Directly bruteforcing the 3 numbers constituting the salt is a much simpler way in almost all cases, but it is not guaranteed to work in some edge cases with very large numbers of controls which might exceed the search space limit (type descriptors have at least a 16-bit address space). The bruteforce method with a search space of up to 255 for each of the 3 numbers is still used here as a fallback if the type descriptor counting method (parsing the VCTP block) fails. All VIs in LabVIEW's vi.lib directory can be successfully processed with the VCTP parsing method without a fallback on bruteforce. In addition, if the VI is a member of a password-protected library, the library password hash in the LVSR block has to be overwritten with an empty password hash and the "locked" flag (bit) has to be removed.
Unlocking XML-based library files is somewhat trivial, simply by deleting the (cleartext) entries and signatures related to the password hash. Some XML-based file types such as class objects (*.lvclass) contain a control RSRC file (*.ctl) as an embedded binary string (XML Type="Bin"). If the class object is a member of a password-protected library, then the embedded control contains a library password hash inside its LVSR block, which needs to be overwritten with a blank password hash to unlock the class object. The embedded binary string uses a proprietary base64 encoding with consecutive ASCII values starting at 0x21 ("!") with escaped XML characters (&, <, >).

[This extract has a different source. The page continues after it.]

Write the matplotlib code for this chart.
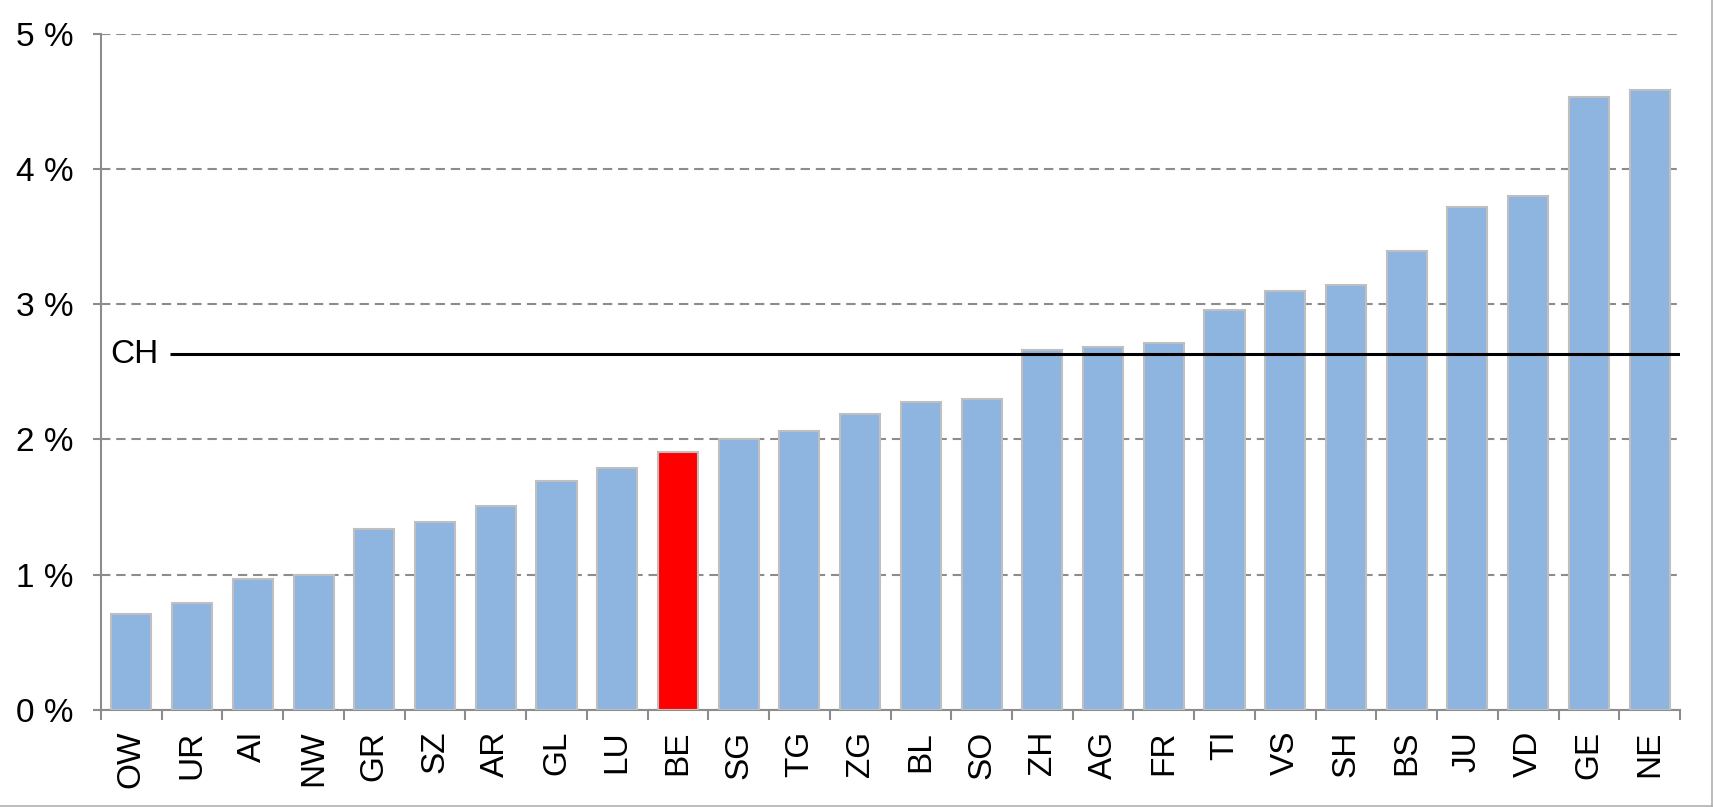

This string represents a flattened variant containing a byte array, which is the bytestream of the embedded control RSRC file. After modifying the control (as a bytestream), the flattening/encoding/escaping is simply applied in reverse. The same emedded binary string format is used to encode the icon of the XML-based file. Here, the resulting bytestream represents a deflated flattened LabVIEW pixmap.
The copyright law has a very narrow scope with regards to what happens within the confines of your own hard drive. The tool is not circumventing any copy protection (because there is none) or breaking encryption (which would only be relevant in connection with the former point), therefore simply removing or changing a VI password hash has no conceivable legal implications. Whatever happens beyond that is outside the scope or functionality of the tool. But since I probably have to spell out the obvious anyway: You are responsible to uphold any license agreements you have voluntarily entered in. Any information provided here is solely for research purposes.
All components of a VI which could be considered intellectual property (such as the block diagram code) are unencrypted and freely accessible in the file regardless of the password hash. The "protection" arises solely from the difficulty to read/edit the block diagram or front panel contents with an alternative editor. For some reason National Instruments decided to market this fact for "licensing" the mere viewing of source code, which is unheard of in any other programming language. The password protection provides some "security" through obscurity, but can never enforce a license. Only lawyers can.